A positive impact on net sales from the expected increase in the number of people with health care coverage could potentially occur in the future, but not until 2014 at the earliest.
2010 FINANCIAL GUIDANCE
In January, the Company announced 2010 GAAP EPS guidance range of $1.94 to $2.04 and 2010 non-GAAP EPS guidance range of $2.15 to $2.25 that explicitly excluded the impact of U.S. health care reform. The Company now estimates the negative impact of health care reform on both a GAAP EPS and non-GAAP EPS basis to be approximately $0.12 and is updating its 2010 non-GAAP EPS guidance range by $0.05 to $2.10 to $2.20 as the impact of health care reform is expected to be partially offset by the strength of the underlying business and mitigating actions taken by the Company. The Company is also updating its 2010 GAAP EPS guidance range to $1.84 to $1.94 to reflect higher manufacturing rationalization costs and a licensing transaction, in addition to health care reform impact.
Key 2010 guidance assumptions include: mid-single-digit revenue growth; full-year gross margin being consistent with last year; advertising and promotion expense decrease in the high-single-digit range; marketing sales and administrative expenses remaining flat; research and development expense growth in the mid- to high-single-digit range; and an effective tax rate of between 23% and 24%. The financial guidance for 2010 excludes the impact of any potential future strategic transactions and specified items that have not yet been identified and quantified.
Use of Non-GAAP Financial Information
This press release contains non-GAAP financial measures, including non-GAAP earnings from continuing operations and related earnings per share information, adjusted to exclude certain costs, expenses, gains and losses and other specified items.
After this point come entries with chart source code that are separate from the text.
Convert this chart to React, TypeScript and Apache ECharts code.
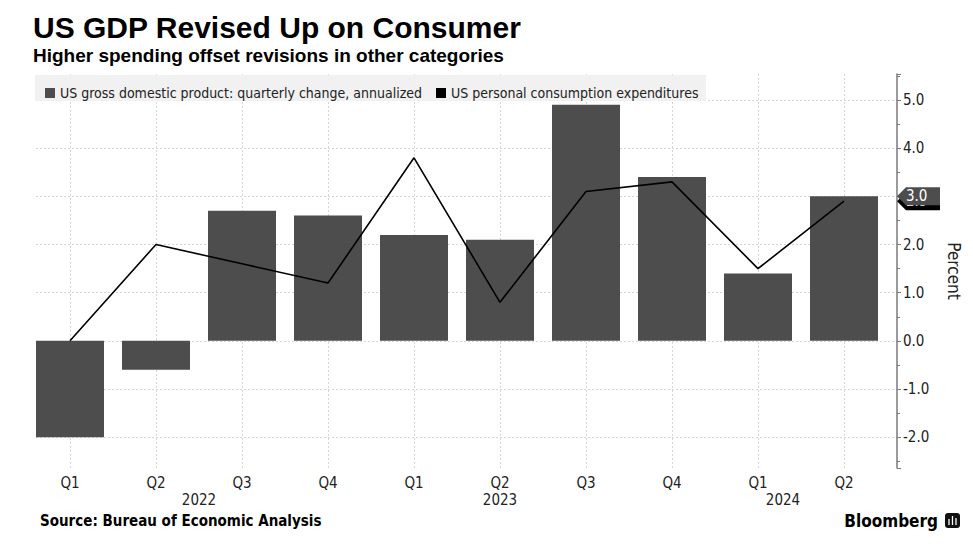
import React, { useEffect, useRef } from "react";
import * as echarts from "echarts";

const categories = ["Q1", "Q2", "Q3", "Q4", "Q1", "Q2", "Q3", "Q4", "Q1", "Q2"];
const gdpValues = [-2.0, -0.6, 2.7, 2.6, 2.2, 2.1, 4.9, 3.4, 1.4, 3.0];
const pceValues = [0.0, 2.0, 1.6, 1.2, 3.8, 0.8, 3.1, 3.3, 1.5, 2.9];
const yearLabels = ["2022", "2023", "2024"];
const yearX = [199, 500, 783];
const seriesNames = [
  "US gross domestic product: quarterly change, annualized",
  "US personal consumption expenditures",
];

const Y_MIN = -2.64;
const Y_MAX = 5.54;
const NARROW = '"Liberation Sans Narrow", "DejaVu Sans Condensed", "Roboto Condensed", "Liberation Sans", sans-serif';
const BOLD = '"Liberation Sans", Arial, sans-serif';

export default function App() {
  const ref = useRef<HTMLDivElement>(null);
  useEffect(() => {
    if (!ref.current) return;
    const chart = echarts.init(ref.current, undefined, { renderer: "svg" });
    const option: any = {
      animation: false,
      backgroundColor: "#ffffff",
      title: {
        text: "US GDP Revised Up on Consumer",
        subtext: "Higher spending offset revisions in other categories",
        left: 28,
        top: 7,
        itemGap: 4,
        textStyle: { fontFamily: BOLD, fontSize: 30, fontWeight: "bold", color: "#000" },
        subtextStyle: { fontFamily: BOLD, fontSize: 19, fontWeight: "bold", color: "#000" },
      },
      legend: {
        left: 40,
        top: 81,
        z: 10,
        icon: "rect",
        itemWidth: 10,
        itemHeight: 10,
        itemGap: 14,
        textStyle: { fontFamily: NARROW, fontSize: 14, color: "#222" },
        data: seriesNames,
      },
      grid: [
        { left: 70, right: 129, top: 74, bottom: 88 },
        { left: 36, right: 76, top: 74, bottom: 88 },
      ],
      xAxis: [
        {
          type: "category",
          gridIndex: 0,
          data: categories,
          boundaryGap: false,
          axisLine: { show: false },
          axisTick: { show: false },
          axisLabel: { fontFamily: NARROW, fontSize: 15, color: "#222", margin: 7 },
          splitLine: { show: true, lineStyle: { color: "#d6d6d6", type: [2, 2], width: 1 } },
        },
        { type: "value", gridIndex: 1, min: 0, max: 1, show: false },
      ],
      yAxis: [
        { type: "value", gridIndex: 0, min: Y_MIN, max: Y_MAX, show: false, splitLine: { show: false } },
        {
          type: "value",
          gridIndex: 1,
          min: Y_MIN,
          max: Y_MAX,
          splitNumber: 8,
          position: "right",
          name: "Percent",
          nameLocation: "middle",
          nameRotate: -90,
          nameGap: 48,
          nameTextStyle: { fontFamily: NARROW, fontSize: 17, color: "#222" },
          axisLine: { show: true, onZero: false, lineStyle: { color: "#7a7a7a", width: 1.5 } },
          axisTick: { show: true, length: 4, lineStyle: { color: "#7a7a7a" } },
          minorTick: { show: true, splitNumber: 2, length: 3, lineStyle: { color: "#7a7a7a" } },
          axisLabel: {
            fontFamily: NARROW,
            fontSize: 15,
            color: "#222",
            margin: 6,
            showMinLabel: false,
            showMaxLabel: false,
            formatter: (v: number) => v.toFixed(1),
          },
          splitLine: {
            show: true,
            showMinLine: false,
            showMaxLine: false,
            lineStyle: { color: "#d6d6d6", type: [2, 2], width: 1 },
          },
        },
      ],
      series: [
        {
          name: seriesNames[0],
          type: "bar",
          xAxisIndex: 0,
          yAxisIndex: 0,
          data: gdpValues,
          barWidth: 68,
          clip: false,
          itemStyle: { color: "#4d4d4d" },
        },
        {
          name: seriesNames[1],
          type: "line",
          xAxisIndex: 0,
          yAxisIndex: 0,
          data: pceValues,
          symbol: "none",
          clip: false,
          itemStyle: { color: "#000" },
          lineStyle: { color: "#000", width: 1.6 },
        },
      ],
    };
    chart.setOption(option);

    const lastIdx = gdpValues.length - 1;
    const yG = chart.convertToPixel({ yAxisIndex: 0 } as any, gdpValues[lastIdx]) as number;
    const yP = chart.convertToPixel({ yAxisIndex: 0 } as any, pceValues[lastIdx]) as number;
    const tag = (y: number, fill: string, txt: string, z: number) => [
      {
        type: "polygon",
        z,
        shape: { points: [[897, y], [906, y - 9], [940, y - 9], [940, y + 9], [906, y + 9]] },
        style: { fill },
      },
      {
        type: "text",
        z: z + 1,
        x: 906,
        y,
        style: { text: txt, fill: "#fff", font: `15px ${NARROW}`, textVerticalAlign: "middle" },
      },
    ];

    chart.setOption({
      graphic: [
        { type: "rect", z: 0, shape: { x: 35, y: 75, width: 671, height: 26 }, style: { fill: "#f1f1f1" } },
        ...yearLabels.map((t, i) => ({
          type: "text",
          x: yearX[i],
          y: 500,
          style: { text: t, fill: "#222", font: `15px ${NARROW}`, textAlign: "center", textVerticalAlign: "middle" },
        })),
        ...tag(yP, "#000000", pceValues[lastIdx].toFixed(1), 20),
        ...tag(yG, "#4d4d4d", gdpValues[lastIdx].toFixed(1), 22),
        {
          type: "text",
          x: 40,
          y: 521,
          style: {
            text: "Source: Bureau of Economic Analysis",
            fill: "#000",
            font: `bold 15px ${NARROW}`,
            textVerticalAlign: "middle",
          },
        },
        {
          type: "text",
          x: 938,
          y: 521,
          style: {
            text: "Bloomberg",
            fill: "#000",
            font: `bold 17px ${NARROW}`,
            textAlign: "right",
            textVerticalAlign: "middle",
          },
        },
        { type: "rect", shape: { x: 945, y: 513, width: 15, height: 15, r: 3 }, style: { fill: "#111" } },
        { type: "line", shape: { x1: 949, y1: 519, x2: 949, y2: 525 }, style: { stroke: "#fff", lineWidth: 1.3 } },
        { type: "line", shape: { x1: 952.5, y1: 516, x2: 952.5, y2: 525 }, style: { stroke: "#fff", lineWidth: 1.3 } },
        { type: "line", shape: { x1: 956, y1: 518, x2: 956, y2: 525 }, style: { stroke: "#fff", lineWidth: 1.3 } },
      ],
    });

    return () => chart.dispose();
  }, []);
  return (
    <div
      ref={ref}
      style={{ position: "fixed", left: 0, top: 0, width: 973, height: 556 }}
    />
  );
}
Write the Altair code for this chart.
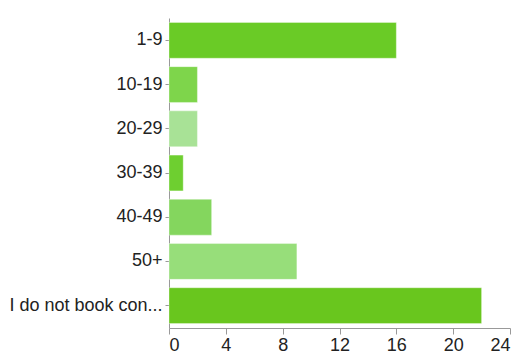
import altair as alt
import pandas as pd

categories = ["1-9", "10-19", "20-29", "30-39", "40-49", "50+", "I do not book con..."]
values = [16, 2, 2, 1, 3, 9, 22]
colors = ["#6ACB26", "#7ED54B", "#A8E296", "#6ECF30", "#84D65E", "#97DE7A", "#69C61E"]

df = pd.DataFrame({"cat": categories, "val": values, "col": colors})

chart = alt.Chart(df).mark_bar(strokeWidth=1, strokeOpacity=0.35, stroke="#ffffff").encode(
    y=alt.Y("cat:N", sort=categories, title=None,
            scale=alt.Scale(paddingInner=0.19, paddingOuter=0.1),
            axis=alt.Axis(labelFont="Liberation Sans", labelFontSize=18, labelColor="#222222",
                          labelLimit=300, tickSize=4, tickColor="#999999",
                          domainColor="#999999", labelPadding=3)),
    x=alt.X("val:Q", title=None,
            scale=alt.Scale(domain=[0, 24]),
            axis=alt.Axis(values=[0, 4, 8, 12, 16, 20, 24], grid=False,
                          labelFont="Liberation Sans", labelFontSize=18, labelColor="#222222",
                          tickSize=6, tickColor="#999999", domainColor="#999999",
                          labelPadding=2)),
    color=alt.Color("col:N", scale=None),
).properties(
    width=341, height=310,
    autosize=alt.AutoSizeParams(type="none"),
    padding={"left": 169, "top": 18, "right": 11, "bottom": 30},
).configure_view(stroke=None)

chart.save("out.html", embed_options={"renderer": "svg", "actions": False})
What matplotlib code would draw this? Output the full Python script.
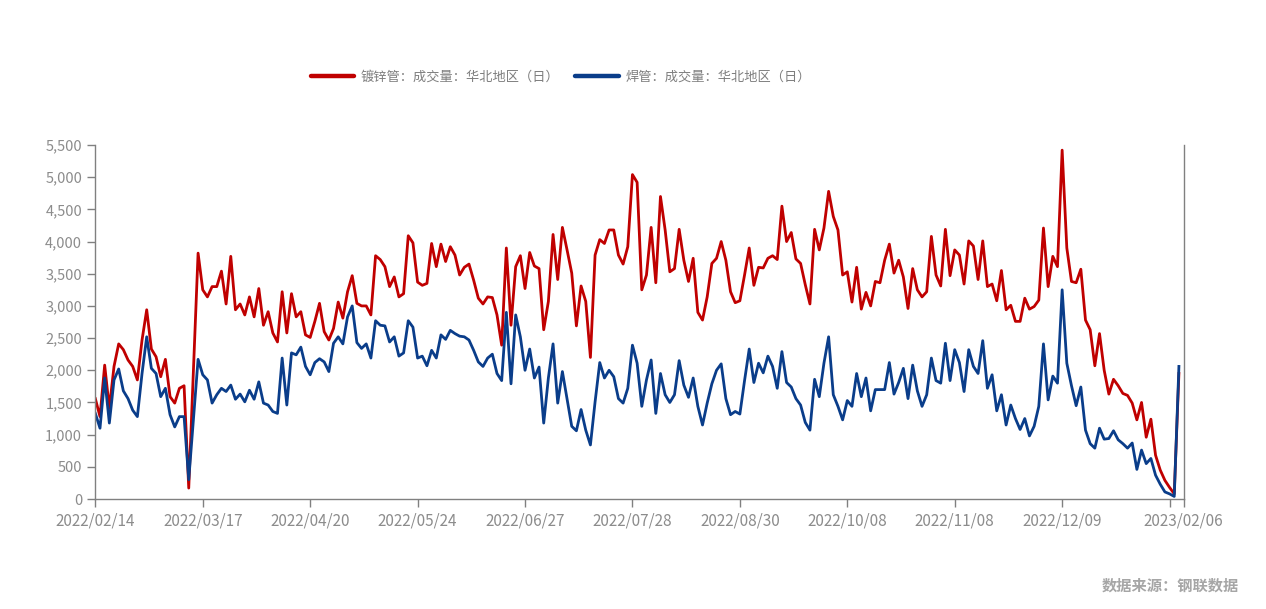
import numpy as np
import matplotlib.pyplot as plt
from matplotlib.lines import Line2D
from matplotlib.ticker import FuncFormatter

plt.rcParams['font.family'] = ['Noto Sans CJK SC', 'DejaVu Sans']

# daily volume, north China (tons)
galv = [1560, 1280, 2080, 1410, 2060, 2410, 2320, 2160, 2060, 1850,
        2470, 2940, 2330, 2210, 1900, 2170, 1590, 1490, 1720, 1760,
        170, 2000, 3820, 3250, 3140, 3300, 3300, 3540, 3030, 3770,
        2940, 3030, 2860, 3140, 2830, 3270, 2700, 2910, 2580, 2440,
        3220, 2580, 3190, 2830, 2910, 2550, 2510, 2760, 3040, 2600,
        2470, 2650, 3060, 2810, 3220, 3470, 3040, 3000, 3000, 2860,
        3780, 3720, 3610, 3300, 3450, 3140, 3190, 4090, 3980, 3370,
        3320, 3350, 3970, 3610, 3960, 3690, 3920, 3790, 3480, 3600,
        3650, 3400, 3120, 3030, 3140, 3130, 2860, 2390, 3900, 2700,
        3610, 3780, 3270, 3830, 3620, 3580, 2630, 3070, 4110, 3410,
        4220, 3870, 3510, 2690, 3310, 3070, 2200, 3790, 4030, 3970,
        4180, 4180, 3790, 3650, 3920, 5040, 4920, 3250, 3480, 4220,
        3360, 4700, 4180, 3530, 3580, 4190, 3710, 3380, 3740, 2900,
        2780, 3140, 3660, 3740, 4000, 3710, 3220, 3050, 3080, 3480,
        3900, 3320, 3600, 3590, 3740, 3780, 3720, 4550, 4000, 4140,
        3730, 3660, 3330, 3030, 4190, 3870, 4210, 4780, 4390, 4180,
        3480, 3530, 3060, 3600, 2950, 3210, 3000, 3380, 3360, 3710,
        3960, 3510, 3710, 3450, 2960, 3580, 3250, 3140, 3220, 4080,
        3480, 3310, 4190, 3470, 3870, 3790, 3340, 4010, 3930, 3410,
        4010, 3300, 3340, 3080, 3550, 2940, 3010, 2760, 2760, 3120,
        2950, 2990, 3090, 4210, 3300, 3770, 3610, 5420, 3900, 3380,
        3360, 3570, 2780, 2630, 2070, 2570, 2000, 1630, 1860, 1760,
        1640, 1610, 1490, 1230, 1500, 960, 1240, 680, 450, 290,
        180, 80, 1950]

welded = [1330, 1100, 1880, 1180, 1850, 2020, 1680, 1560, 1380, 1280,
          1950, 2520, 2030, 1950, 1590, 1720, 1310, 1120, 1280, 1280,
          300, 1230, 2170, 1930, 1850, 1490, 1620, 1720, 1670, 1770,
          1550, 1630, 1510, 1690, 1550, 1820, 1490, 1460, 1360, 1330,
          2190, 1460, 2270, 2240, 2360, 2060, 1930, 2120, 2180, 2130,
          1980, 2420, 2520, 2410, 2830, 3000, 2430, 2340, 2410, 2190,
          2770, 2700, 2690, 2440, 2520, 2220, 2270, 2770, 2670, 2190,
          2220, 2070, 2310, 2190, 2550, 2480, 2620, 2570, 2530, 2520,
          2470, 2310, 2130, 2060, 2190, 2250, 1950, 1840, 2900, 1790,
          2860, 2520, 2000, 2330, 1880, 2050, 1180, 1880, 2410, 1490,
          1980, 1560, 1130, 1060, 1390, 1070, 840, 1510, 2120, 1880,
          2000, 1900, 1560, 1490, 1720, 2390, 2110, 1440, 1850, 2160,
          1330, 1950, 1620, 1500, 1620, 2150, 1770, 1580, 1880, 1440,
          1150, 1490, 1790, 2000, 2100, 1560, 1310, 1360, 1320, 1840,
          2330, 1810, 2110, 1960, 2220, 2060, 1720, 2290, 1810, 1740,
          1560, 1460, 1190, 1070, 1860, 1590, 2110, 2520, 1620, 1440,
          1230, 1530, 1440, 1950, 1590, 1880, 1370, 1700, 1700, 1700,
          2120, 1630, 1810, 2030, 1560, 2080, 1680, 1440, 1620, 2190,
          1840, 1800, 2420, 1840, 2320, 2120, 1670, 2320, 2060, 1950,
          2460, 1720, 1930, 1370, 1620, 1150, 1460, 1250, 1080, 1250,
          980, 1130, 1440, 2410, 1540, 1910, 1800, 3250, 2110, 1760,
          1450, 1740, 1070, 860, 790, 1100, 930, 940, 1060, 920,
          860, 790, 870, 460, 760, 550, 630, 370, 230, 110,
          80, 40, 2060]

tick_labels = ['2022/02/14', '2022/03/17', '2022/04/20', '2022/05/24',
               '2022/06/27', '2022/07/28', '2022/08/30', '2022/10/08',
               '2022/11/08', '2022/12/09', '']
last_label = '2023/02/06'

series_names = ['镀锌管：成交量：华北地区（日）', '焊管：成交量：华北地区（日）']
red = '#C00000'
blue = '#0A3D8A'
gray = '#808080'

n = len(galv)
x = np.arange(n)

fig = plt.figure(figsize=(12.66, 6.09), dpi=100)
ax = fig.add_axes([0.0753, 0.1806, 0.8596, 0.5813])

ax.plot(x, galv, color=red, linewidth=2.0)
ax.plot(x, welded, color=blue, linewidth=2.0)

ax.set_xlim(0, n)
ax.set_ylim(0, 5500)
ax.set_yticks(np.arange(0, 5501, 500))
ax.yaxis.set_major_formatter(FuncFormatter(lambda v, p: f'{int(v):,}'))

pos = list(range(0, n, 23)) + [n]
ax.set_xticks(pos)
ax.set_xticklabels(tick_labels + [last_label])

for side in ['left', 'bottom', 'right']:
    ax.spines[side].set_color(gray)
    ax.spines[side].set_linewidth(1)
ax.spines['top'].set_visible(False)
ax.tick_params(axis='both', colors=gray, labelcolor='#8c8c8c',
               length=6, width=1, labelsize=10.5)
ax.tick_params(axis='x', pad=4, labelsize=11)

handles = [Line2D([0], [0], color=red, lw=3.2, solid_capstyle='round'),
           Line2D([0], [0], color=blue, lw=3.2, solid_capstyle='round')]
fig.legend(handles, series_names, loc='center', bbox_to_anchor=(0.443, 0.874),
           ncol=2, frameon=False, fontsize=9.5, handlelength=3.3,
           handletextpad=0.5, columnspacing=1.2, labelcolor='#7f7f7f')

fig.text(0.979, 0.039, '数据来源：钢联数据', ha='right', va='center',
         color='#a6a6a6', fontsize=11, fontweight='bold')

plt.savefig('out.png', dpi=100)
Among the items in GAAP measures but excluded for purposes of determining adjusted earnings and other adjusted measures are: charges related to implementation of the Productivity Transformation Initiative; gains or losses from the purchase or sale of businesses and product lines; discontinued operations; restructuring and other exit costs; accelerated depreciation charges; asset impairments; charges and recoveries relating to significant legal proceedings; upfront and milestone payments for in-licensing of products that have not achieved regulatory approval, which are immediately expensed; in-process research and development charges prior to 2009; impairments to investments; special initiative funding to the Bristol-Myers Squibb Foundation; and significant tax events. This information is intended to enhance an investor’s overall understanding of the company’s past financial performance and prospects for the future. For example, non-GAAP earnings and earnings per share information is an indication of the company’s baseline performance before items that are considered by the company not to be reflective of the company’s ongoing results. These items are also not included in the company’s operating segment results. In addition, this information is among the primary indicators the company uses as a basis for evaluating company performance, allocating resources, setting incentive compensation targets, and planning and forecasting of future periods. This information is not intended to be considered in isolation or as a substitute for net earnings or diluted earnings per share prepared in accordance with GAAP.